Rina by Kang Young-sook

For some descriptions of income inequality, only a phantasmagorical tone will do. Such is the case with Kang Young-sook’s novel Rina, which follows the adventures of a young woman leaving her home in search of a better life abroad. What she finds is an array of economic exploitation, terrifying industrial landscapes, and a constant sense of alienation. Her plight is described in a stylized fashion, but the dangers she faces are altogether real, and decidedly contemporary in nature.

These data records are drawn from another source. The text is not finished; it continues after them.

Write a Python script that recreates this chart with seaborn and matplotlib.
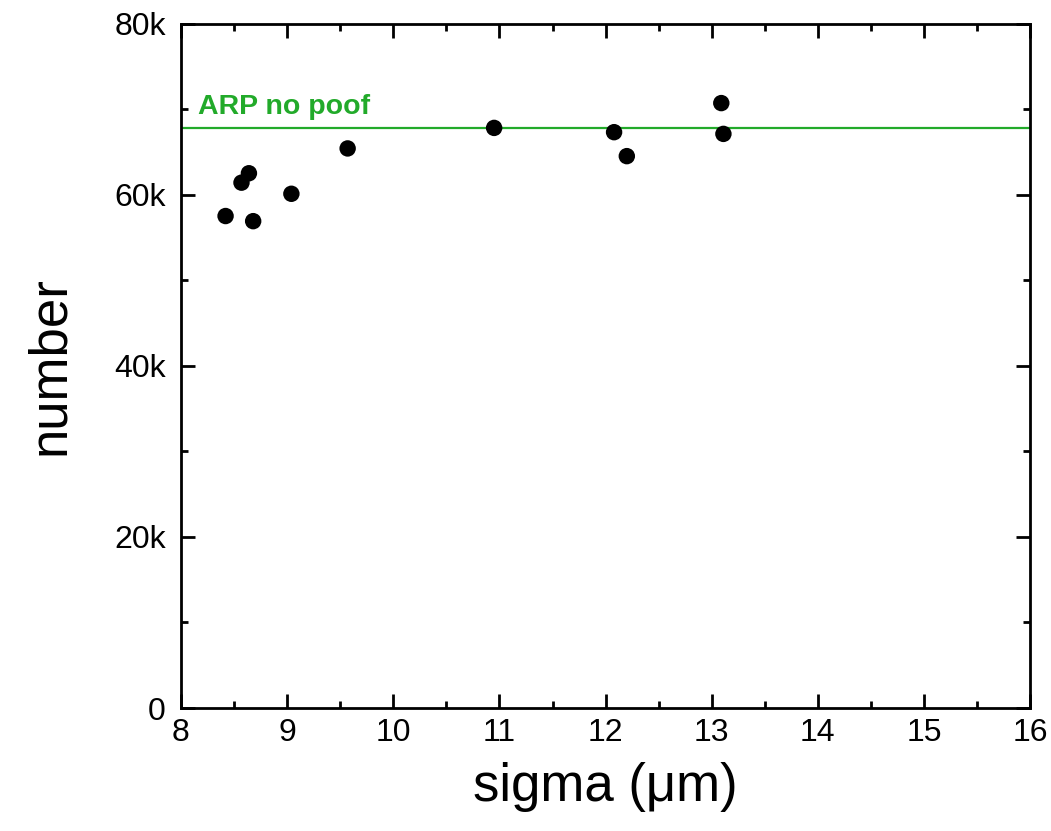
import matplotlib
matplotlib.use('Agg')
import matplotlib.pyplot as plt
import seaborn as sns
import pandas as pd
from matplotlib.ticker import MultipleLocator, FuncFormatter

# data
sigma = [8.42, 8.57, 8.64, 8.68, 9.04, 9.57, 10.95, 12.08, 12.20, 13.09, 13.11]
number = [57500, 61400, 62500, 56900, 60100, 65400, 67800, 67300, 64500, 70700, 67100]
arp_no_poof = 67800

df = pd.DataFrame({'sigma': sigma, 'number': number})

sns.set_style('ticks')
plt.rcParams['font.family'] = ['Liberation Sans', 'DejaVu Sans']

fig = plt.figure(figsize=(10.51, 8.31), dpi=100)
ax = fig.add_axes([0.1722, 0.148, 0.808, 0.8237])

sns.scatterplot(data=df, x='sigma', y='number', ax=ax, color='black',
                s=140, edgecolor='none', zorder=3)

ax.axhline(arp_no_poof, color='#22aa2a', lw=1.6, zorder=2)
ax.text(8.16, arp_no_poof + 900, 'ARP no poof', color='#22aa2a',
        fontsize=20.5, fontweight='bold', va='bottom', ha='left')

ax.set_xlim(8, 16)
ax.set_ylim(0, 80000)
ax.xaxis.set_major_locator(MultipleLocator(1))
ax.xaxis.set_minor_locator(MultipleLocator(0.5))
ax.yaxis.set_major_locator(MultipleLocator(20000))
ax.yaxis.set_minor_locator(MultipleLocator(10000))
ax.yaxis.set_major_formatter(FuncFormatter(lambda v, p: '0' if v == 0 else f'{int(v/1000)}k'))

ax.tick_params(which='both', direction='in', top=True, right=True, width=2,
               labelsize=23, labelcolor='black', color='black')
ax.tick_params(axis='x', which='both', pad=7)
ax.tick_params(axis='y', which='both', pad=11)
ax.tick_params(which='major', length=10)
ax.tick_params(which='minor', length=5)
for sp in ax.spines.values():
    sp.set_linewidth(2)
    sp.set_color('black')

ax.set_xlabel('sigma (μm)', fontsize=38, labelpad=10, color='black')
ax.set_ylabel('number', fontsize=38, labelpad=28, color='black')

plt.savefig('out.png', dpi=100)
plt.close()
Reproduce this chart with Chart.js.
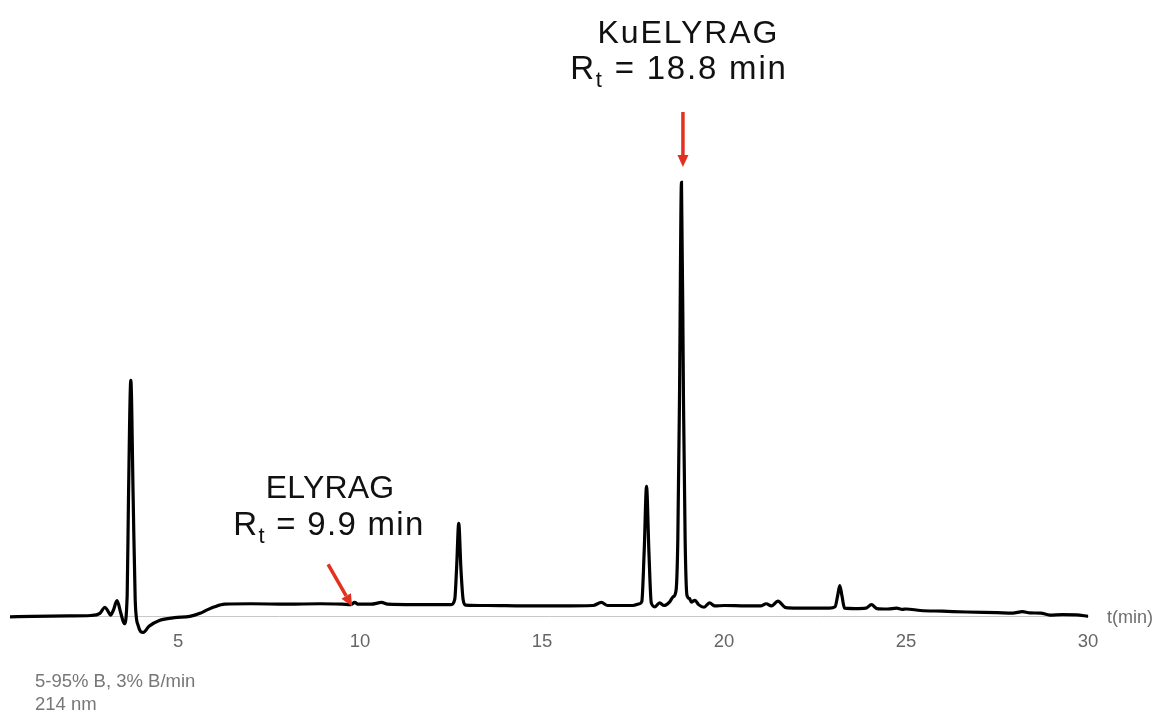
<!DOCTYPE html>
<html>
<head>
<meta charset="utf-8">
<script src="https://cdn.jsdelivr.net/npm/chart.js@4.4.1/dist/chart.umd.min.js"></script>
<style>
  html, body { margin: 0; padding: 0; background: #ffffff; }
  #wrap { position: relative; width: 1158px; height: 713px; }
</style>
</head>
<body>
<div id="wrap"><canvas id="c" width="1158" height="713"></canvas></div>
<script>
// Retention time (min)
const times = [
  0.38, 1.0, 2.0, 2.6, 2.85, 2.99, 3.08, 3.14, 3.22, 3.32, 3.42, 3.52,
  3.6, 3.635, 3.70, 3.765, 3.82, 3.9, 4.04, 4.2, 4.5, 4.9, 5.32, 5.6, 5.8,
  6.0, 6.28, 7.0, 8.0, 8.9, 9.5, 9.75, 9.85, 9.95, 10.3, 10.59, 10.75,
  11.5, 12.0, 12.5, 12.6, 12.65, 12.71, 12.77, 12.83, 12.9, 13.5, 14.5,
  15.5, 16.4, 16.63, 16.8, 17.5, 17.68, 17.74, 17.805, 17.87, 17.935,
  18.0, 18.1, 18.23, 18.35, 18.5, 18.6, 18.68, 18.73, 18.775, 18.83,
  18.885, 18.93, 18.98, 19.05, 19.1, 19.2, 19.3, 19.45, 19.6, 19.75,
  20.0, 20.6, 21.0, 21.16, 21.3, 21.48, 21.7, 22.0, 22.9, 23.05, 23.12,
  23.18, 23.24, 23.31, 23.6, 23.9, 24.05, 24.2, 24.5, 24.74, 24.9, 25.0,
  25.4, 26.0, 26.66, 27.5, 27.93, 28.2, 28.4, 28.7, 28.95, 29.3, 29.68, 30.0
];
// Absorbance at 214 nm (arbitrary units, main peak = 100)
const signal = [
  0.0, 0.1, 0.2, 0.3, 0.8, 2.2, 1.2, 0.4, 1.5, 3.7, 1.0, -1.6,
  5.0, 27.0, 54.4, 27.0, 4.0, -2.0, -3.6, -2.2, -0.8, -0.2, 0.1, 0.8, 1.6,
  2.3, 2.9, 3.0, 2.9, 3.0, 2.9, 2.8, 3.3, 2.9, 2.9, 3.3, 2.9,
  2.8, 2.8, 2.8, 4.0, 11.0, 21.5, 11.0, 4.0, 2.7, 2.6, 2.5,
  2.5, 2.6, 3.3, 2.6, 2.6, 3.0, 3.5, 15.0, 30.0, 15.0,
  3.2, 2.3, 3.2, 2.6, 3.4, 4.6, 6.0, 18.0, 50.0, 100.0,
  50.0, 18.0, 5.0, 4.2, 3.4, 3.8, 2.8, 2.2, 3.2, 2.5,
  2.6, 2.5, 2.5, 3.0, 2.5, 3.6, 2.1, 2.0, 2.0, 2.3, 4.8,
  7.2, 4.8, 2.0, 1.9, 2.0, 2.8, 1.9, 1.8, 2.0, 1.7, 1.8,
  1.45, 1.3, 1.1, 0.95, 0.85, 1.2, 0.9, 0.85, 0.4, 0.5, 0.45, 0.1
];
const tickValues = [5, 10, 15, 20, 25, 30];
const peakNames = ["KuELYRAG", "ELYRAG"];
const peakRt = [18.8, 9.9];
const conditionLines = ["5-95% B, 3% B/min", "214 nm"];
const axisUnitLabel = "t(min)";

const FONT = '"Liberation Sans", Arial, Helvetica, sans-serif';
const points = times.map((t, i) => ({ x: t, y: signal[i] }));

function setSpacing(ctx, px) {
  if ('letterSpacing' in ctx) ctx.letterSpacing = px + 'px';
}

function drawRtLabel(ctx, cx, baseline, size, rtText, spacing) {
  const main = size + 'px ' + FONT;
  const sub = Math.round(size * 0.68) + 'px ' + FONT;
  setSpacing(ctx, spacing);
  ctx.font = main;
  const wR = ctx.measureText('R').width;
  const rest = ' = ' + rtText + ' min';
  const wRest = ctx.measureText(rest).width;
  ctx.font = sub;
  const wt = ctx.measureText('t').width;
  const total = wR + wt + wRest - spacing;
  let x = cx - total / 2;
  ctx.textAlign = 'left';
  ctx.textBaseline = 'alphabetic';
  ctx.font = main;
  ctx.fillText('R', x, baseline);
  x += wR;
  ctx.font = sub;
  ctx.fillText('t', x, baseline + size * 0.25);
  x += wt;
  ctx.font = main;
  ctx.fillText(rest, x, baseline);
  setSpacing(ctx, 0);
}

function drawArrow(ctx, x1, y1, x2, y2, color) {
  const ang = Math.atan2(y2 - y1, x2 - x1);
  const head = 12, hw = 5.5;
  const bx = x2 - head * Math.cos(ang), by = y2 - head * Math.sin(ang);
  ctx.strokeStyle = color;
  ctx.fillStyle = color;
  ctx.lineWidth = 3.5;
  ctx.lineCap = 'butt';
  ctx.beginPath();
  ctx.moveTo(x1, y1);
  ctx.lineTo(bx, by);
  ctx.stroke();
  ctx.beginPath();
  ctx.moveTo(x2, y2);
  ctx.lineTo(bx + hw * Math.sin(ang), by - hw * Math.cos(ang));
  ctx.lineTo(bx - hw * Math.sin(ang), by + hw * Math.cos(ang));
  ctx.closePath();
  ctx.fill();
}

const annotationPlugin = {
  id: 'annots',
  afterDraw(chart) {
    const ctx = chart.ctx;
    const xs = chart.scales.x, ys = chart.scales.y;
    ctx.save();
    // axis unit label
    ctx.fillStyle = '#6e6e6e';
    ctx.font = '18px ' + FONT;
    ctx.textAlign = 'left';
    ctx.textBaseline = 'middle';
    ctx.fillText(axisUnitLabel, xs.right + 19, ys.getPixelForValue(0) + 1);
    // conditions
    ctx.fillStyle = '#777777';
    ctx.font = '18.5px ' + FONT;
    ctx.textBaseline = 'alphabetic';
    ctx.fillText(conditionLines[0], 35, 687);
    ctx.fillText(conditionLines[1], 35, 710);

    // peak labels
    ctx.fillStyle = '#111111';
    const size = 32;
    // KuELYRAG
    const ax1 = xs.getPixelForValue(18.87);
    ctx.font = size + 'px ' + FONT;
    ctx.textAlign = 'left';
    ctx.textBaseline = 'alphabetic';
    setSpacing(ctx, 1.9);
    let w = ctx.measureText(peakNames[0]).width - 1.9;
    ctx.fillText(peakNames[0], 687.5 - w / 2, 42.7);
    setSpacing(ctx, 0);
    drawRtLabel(ctx, 678, 79, 33, peakRt[0].toFixed(1), 1.8);
    drawArrow(ctx, ax1, 112, ax1, 167, '#e2321f');
    // ELYRAG
    const tipX = xs.getPixelForValue(9.78);
    const tipY = ys.getPixelForValue(2.4);
    ctx.fillStyle = '#111111';
    ctx.font = size + 'px ' + FONT;
    setSpacing(ctx, 0.2);
    w = ctx.measureText(peakNames[1]).width - 0.2;
    ctx.fillText(peakNames[1], 330 - w / 2, 497.7);
    setSpacing(ctx, 0);
    drawRtLabel(ctx, 328.3, 535, 33, peakRt[1].toFixed(1), 1.3);
    drawArrow(ctx, tipX - 24, tipY - 42, tipX, tipY, '#e2321f');
    ctx.restore();
  }
};

new Chart(document.getElementById('c'), {
  type: 'line',
  data: {
    datasets: [{
      data: points,
      borderColor: '#000000',
      borderWidth: 3.2,
      pointRadius: 0,
      fill: false,
      cubicInterpolationMode: 'monotone',
      clip: false
    }]
  },
  options: {
    responsive: false,
    animation: false,
    events: [],
    layout: { padding: { left: 10, right: 70, top: 52, bottom: 46 } },
    plugins: { legend: { display: false }, tooltip: { enabled: false } },
    scales: {
      x: {
        type: 'linear',
        min: 0.38,
        max: 30,
        grid: { display: false, drawTicks: false },
        border: { display: true, color: '#c8c8c8', width: 1 },
        afterBuildTicks: (axis) => { axis.ticks = tickValues.map(v => ({ value: v })); },
        ticks: {
          autoSkip: false,
          maxRotation: 0,
          padding: 14,
          color: '#666666',
          font: { family: FONT, size: 18.5 }
        }
      },
      y: {
        display: false,
        min: 0,
        max: 130
      }
    }
  },
  plugins: [annotationPlugin]
});
</script>
</body>
</html>
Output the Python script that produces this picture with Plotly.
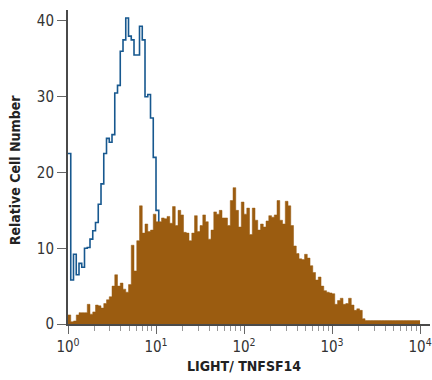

The Mare by Mary Gaitskill

Many of Mary Gaitskill’s novels examine imbalances in interpersonal relationships—and so it’s not a shock that her recent novel The Mare adds a heady dose of class to the mix. It focuses on a well-off couple residing north of New York City, and the working-class teenager from the city who they take in one summer. Gaitskill explores the inequalities within this bond, and ponders whether genuine connection is possible when matters of class are involved.

Moxyland by Lauren Beukes

One of the side effects of income inequality is the way it enables corporations to chip away at our identity. Similarly, it reveals our materialism, how we’re willing to compromise for lower prices on products, social connections, and something shiny and new. Lauren Beukes’s Moxyland imagines a near future where all of these things have been taken to their logical and extreme end points; the result is akin to a blend of George Saunders’s anti-consumerist narratives and William Gibson’s uncanny futurism.